> _Dataset extract_:

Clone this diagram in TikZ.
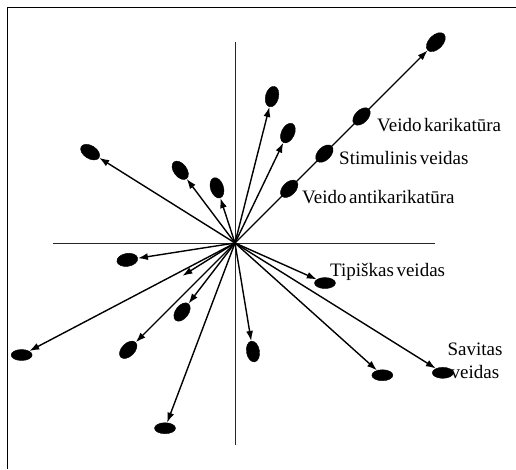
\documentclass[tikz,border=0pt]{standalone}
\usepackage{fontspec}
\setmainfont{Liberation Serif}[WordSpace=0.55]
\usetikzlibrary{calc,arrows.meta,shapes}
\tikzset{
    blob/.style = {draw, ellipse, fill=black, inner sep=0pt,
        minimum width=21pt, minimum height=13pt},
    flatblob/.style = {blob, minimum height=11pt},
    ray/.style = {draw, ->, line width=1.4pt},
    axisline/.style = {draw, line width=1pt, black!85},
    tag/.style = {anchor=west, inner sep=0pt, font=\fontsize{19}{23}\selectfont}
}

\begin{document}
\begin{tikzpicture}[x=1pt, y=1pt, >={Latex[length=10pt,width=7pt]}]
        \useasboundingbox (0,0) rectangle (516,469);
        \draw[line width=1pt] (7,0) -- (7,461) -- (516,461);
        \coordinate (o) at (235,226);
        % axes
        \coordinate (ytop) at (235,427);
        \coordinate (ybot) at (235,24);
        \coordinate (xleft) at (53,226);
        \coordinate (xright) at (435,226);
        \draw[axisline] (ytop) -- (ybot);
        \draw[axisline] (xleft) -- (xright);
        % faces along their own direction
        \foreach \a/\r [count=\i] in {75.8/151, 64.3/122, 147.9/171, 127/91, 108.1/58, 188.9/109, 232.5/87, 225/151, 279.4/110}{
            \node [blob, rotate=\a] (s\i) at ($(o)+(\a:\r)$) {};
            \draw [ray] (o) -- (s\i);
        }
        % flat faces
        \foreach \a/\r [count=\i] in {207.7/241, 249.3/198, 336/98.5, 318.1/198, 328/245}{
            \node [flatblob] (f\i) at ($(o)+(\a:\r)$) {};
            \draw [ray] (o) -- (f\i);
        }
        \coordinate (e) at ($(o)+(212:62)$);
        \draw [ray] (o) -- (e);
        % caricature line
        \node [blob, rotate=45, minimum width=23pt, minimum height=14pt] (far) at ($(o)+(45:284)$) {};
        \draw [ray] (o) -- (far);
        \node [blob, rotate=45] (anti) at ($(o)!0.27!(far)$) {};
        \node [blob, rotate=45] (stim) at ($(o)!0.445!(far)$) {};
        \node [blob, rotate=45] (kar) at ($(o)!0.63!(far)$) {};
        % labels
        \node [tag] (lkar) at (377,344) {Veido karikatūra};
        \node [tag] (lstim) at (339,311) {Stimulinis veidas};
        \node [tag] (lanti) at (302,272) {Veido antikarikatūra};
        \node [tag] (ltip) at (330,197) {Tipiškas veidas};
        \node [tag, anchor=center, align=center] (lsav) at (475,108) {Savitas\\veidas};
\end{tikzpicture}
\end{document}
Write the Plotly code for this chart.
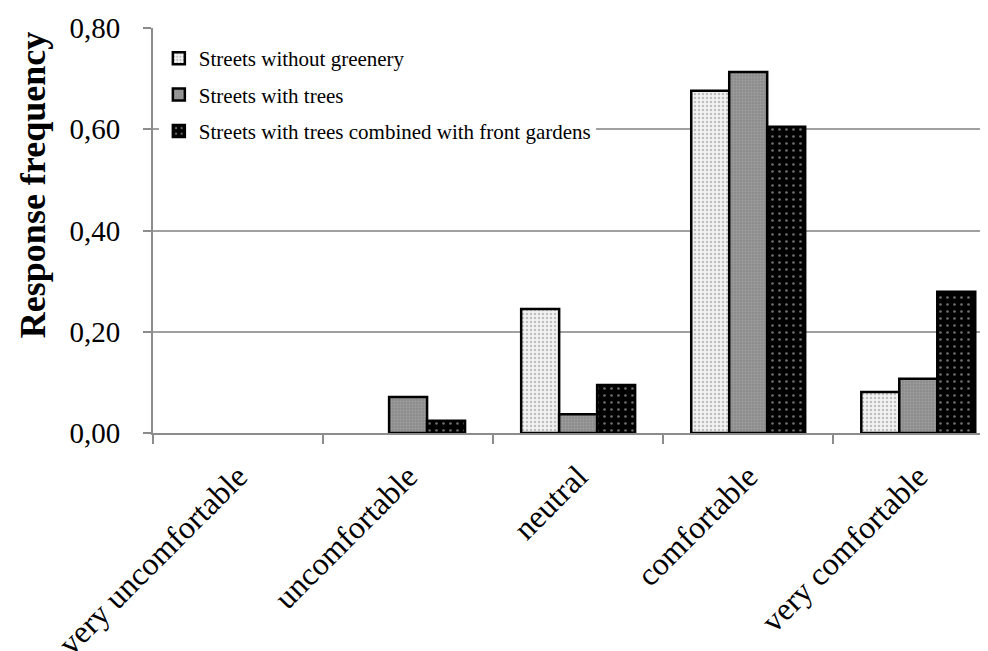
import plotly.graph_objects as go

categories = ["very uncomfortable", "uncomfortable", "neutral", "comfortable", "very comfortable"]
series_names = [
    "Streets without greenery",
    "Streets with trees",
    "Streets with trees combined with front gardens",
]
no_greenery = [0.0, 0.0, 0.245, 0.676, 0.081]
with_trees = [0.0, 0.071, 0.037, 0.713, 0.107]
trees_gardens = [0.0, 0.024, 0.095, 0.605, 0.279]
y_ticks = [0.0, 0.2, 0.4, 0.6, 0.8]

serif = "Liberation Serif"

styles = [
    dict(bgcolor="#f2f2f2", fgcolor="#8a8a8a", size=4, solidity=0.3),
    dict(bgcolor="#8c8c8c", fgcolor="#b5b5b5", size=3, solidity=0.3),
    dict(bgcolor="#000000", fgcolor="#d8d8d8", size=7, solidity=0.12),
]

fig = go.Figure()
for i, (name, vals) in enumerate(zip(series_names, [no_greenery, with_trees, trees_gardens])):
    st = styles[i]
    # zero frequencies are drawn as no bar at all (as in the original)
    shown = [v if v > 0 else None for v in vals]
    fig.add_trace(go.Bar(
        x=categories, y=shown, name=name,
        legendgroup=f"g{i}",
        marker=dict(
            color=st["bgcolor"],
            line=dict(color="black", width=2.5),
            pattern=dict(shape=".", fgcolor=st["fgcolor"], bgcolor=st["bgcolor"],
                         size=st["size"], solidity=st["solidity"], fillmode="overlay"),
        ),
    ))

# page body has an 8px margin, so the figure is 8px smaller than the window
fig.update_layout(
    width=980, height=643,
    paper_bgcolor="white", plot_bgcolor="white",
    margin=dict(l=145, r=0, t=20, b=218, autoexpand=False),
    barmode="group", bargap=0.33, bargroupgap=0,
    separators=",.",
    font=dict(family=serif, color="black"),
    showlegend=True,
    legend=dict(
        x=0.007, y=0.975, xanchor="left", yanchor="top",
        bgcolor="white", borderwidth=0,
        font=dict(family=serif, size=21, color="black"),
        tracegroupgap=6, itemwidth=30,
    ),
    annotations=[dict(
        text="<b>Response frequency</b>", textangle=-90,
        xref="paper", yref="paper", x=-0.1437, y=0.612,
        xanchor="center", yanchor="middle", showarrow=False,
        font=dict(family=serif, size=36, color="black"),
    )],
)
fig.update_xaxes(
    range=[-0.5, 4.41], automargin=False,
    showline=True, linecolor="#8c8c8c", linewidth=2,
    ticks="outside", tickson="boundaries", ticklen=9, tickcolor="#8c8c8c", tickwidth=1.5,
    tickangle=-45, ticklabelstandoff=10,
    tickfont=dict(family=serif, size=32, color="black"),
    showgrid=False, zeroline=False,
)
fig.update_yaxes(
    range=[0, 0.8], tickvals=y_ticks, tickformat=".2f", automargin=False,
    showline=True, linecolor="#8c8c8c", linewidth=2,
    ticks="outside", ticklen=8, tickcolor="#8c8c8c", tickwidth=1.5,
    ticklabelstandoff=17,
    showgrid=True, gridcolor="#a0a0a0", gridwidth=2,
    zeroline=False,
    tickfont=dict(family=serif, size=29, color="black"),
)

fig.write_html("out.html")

> _Your objective_: Your copy should repeat each entry above exactly but contain no pictures.

> _Written response_:
Clone this diagram in TikZ.
\documentclass[tikz,border=0pt]{standalone}
\usepackage{fontspec}
\setmainfont{Liberation Serif}[WordSpace=0.55]
\usetikzlibrary{calc,arrows.meta,shapes}
\tikzset{
    blob/.style = {draw, ellipse, fill=black, inner sep=0pt,
        minimum width=21pt, minimum height=13pt},
    flatblob/.style = {blob, minimum height=11pt},
    ray/.style = {draw, ->, line width=1.4pt},
    axisline/.style = {draw, line width=1pt, black!85},
    tag/.style = {anchor=west, inner sep=0pt, font=\fontsize{19}{23}\selectfont}
}

\begin{document}
\begin{tikzpicture}[x=1pt, y=1pt, >={Latex[length=10pt,width=7pt]}]
        \useasboundingbox (0,0) rectangle (516,469);
        \draw[line width=1pt] (7,0) -- (7,461) -- (516,461);
        \coordinate (o) at (235,226);
        % axes
        \coordinate (ytop) at (235,427);
        \coordinate (ybot) at (235,24);
        \coordinate (xleft) at (53,226);
        \coordinate (xright) at (435,226);
        \draw[axisline] (ytop) -- (ybot);
        \draw[axisline] (xleft) -- (xright);
        % faces along their own direction
        \foreach \a/\r [count=\i] in {75.8/151, 64.3/122, 147.9/171, 127/91, 108.1/58, 188.9/109, 232.5/87, 225/151, 279.4/110}{
            \node [blob, rotate=\a] (s\i) at ($(o)+(\a:\r)$) {};
            \draw [ray] (o) -- (s\i);
        }
        % flat faces
        \foreach \a/\r [count=\i] in {207.7/241, 249.3/198, 336/98.5, 318.1/198, 328/245}{
            \node [flatblob] (f\i) at ($(o)+(\a:\r)$) {};
            \draw [ray] (o) -- (f\i);
        }
        \coordinate (e) at ($(o)+(212:62)$);
        \draw [ray] (o) -- (e);
        % caricature line
        \node [blob, rotate=45, minimum width=23pt, minimum height=14pt] (far) at ($(o)+(45:284)$) {};
        \draw [ray] (o) -- (far);
        \node [blob, rotate=45] (anti) at ($(o)!0.27!(far)$) {};
        \node [blob, rotate=45] (stim) at ($(o)!0.445!(far)$) {};
        \node [blob, rotate=45] (kar) at ($(o)!0.63!(far)$) {};
        % labels
        \node [tag] (lkar) at (377,344) {Veido karikatūra};
        \node [tag] (lstim) at (339,311) {Stimulinis veidas};
        \node [tag] (lanti) at (302,272) {Veido antikarikatūra};
        \node [tag] (ltip) at (330,197) {Tipiškas veidas};
        \node [tag, anchor=center, align=center] (lsav) at (475,108) {Savitas\\veidas};
\end{tikzpicture}
\end{document}
Write the Plotly code for this chart.
import plotly.graph_objects as go

categories = ["very uncomfortable", "uncomfortable", "neutral", "comfortable", "very comfortable"]
series_names = [
    "Streets without greenery",
    "Streets with trees",
    "Streets with trees combined with front gardens",
]
no_greenery = [0.0, 0.0, 0.245, 0.676, 0.081]
with_trees = [0.0, 0.071, 0.037, 0.713, 0.107]
trees_gardens = [0.0, 0.024, 0.095, 0.605, 0.279]
y_ticks = [0.0, 0.2, 0.4, 0.6, 0.8]

serif = "Liberation Serif"

styles = [
    dict(bgcolor="#f2f2f2", fgcolor="#8a8a8a", size=4, solidity=0.3),
    dict(bgcolor="#8c8c8c", fgcolor="#b5b5b5", size=3, solidity=0.3),
    dict(bgcolor="#000000", fgcolor="#d8d8d8", size=7, solidity=0.12),
]

fig = go.Figure()
for i, (name, vals) in enumerate(zip(series_names, [no_greenery, with_trees, trees_gardens])):
    st = styles[i]
    # zero frequencies are drawn as no bar at all (as in the original)
    shown = [v if v > 0 else None for v in vals]
    fig.add_trace(go.Bar(
        x=categories, y=shown, name=name,
        legendgroup=f"g{i}",
        marker=dict(
            color=st["bgcolor"],
            line=dict(color="black", width=2.5),
            pattern=dict(shape=".", fgcolor=st["fgcolor"], bgcolor=st["bgcolor"],
                         size=st["size"], solidity=st["solidity"], fillmode="overlay"),
        ),
    ))

# page body has an 8px margin, so the figure is 8px smaller than the window
fig.update_layout(
    width=980, height=643,
    paper_bgcolor="white", plot_bgcolor="white",
    margin=dict(l=145, r=0, t=20, b=218, autoexpand=False),
    barmode="group", bargap=0.33, bargroupgap=0,
    separators=",.",
    font=dict(family=serif, color="black"),
    showlegend=True,
    legend=dict(
        x=0.007, y=0.975, xanchor="left", yanchor="top",
        bgcolor="white", borderwidth=0,
        font=dict(family=serif, size=21, color="black"),
        tracegroupgap=6, itemwidth=30,
    ),
    annotations=[dict(
        text="<b>Response frequency</b>", textangle=-90,
        xref="paper", yref="paper", x=-0.1437, y=0.612,
        xanchor="center", yanchor="middle", showarrow=False,
        font=dict(family=serif, size=36, color="black"),
    )],
)
fig.update_xaxes(
    range=[-0.5, 4.41], automargin=False,
    showline=True, linecolor="#8c8c8c", linewidth=2,
    ticks="outside", tickson="boundaries", ticklen=9, tickcolor="#8c8c8c", tickwidth=1.5,
    tickangle=-45, ticklabelstandoff=10,
    tickfont=dict(family=serif, size=32, color="black"),
    showgrid=False, zeroline=False,
)
fig.update_yaxes(
    range=[0, 0.8], tickvals=y_ticks, tickformat=".2f", automargin=False,
    showline=True, linecolor="#8c8c8c", linewidth=2,
    ticks="outside", ticklen=8, tickcolor="#8c8c8c", tickwidth=1.5,
    ticklabelstandoff=17,
    showgrid=True, gridcolor="#a0a0a0", gridwidth=2,
    zeroline=False,
    tickfont=dict(family=serif, size=29, color="black"),
)

fig.write_html("out.html")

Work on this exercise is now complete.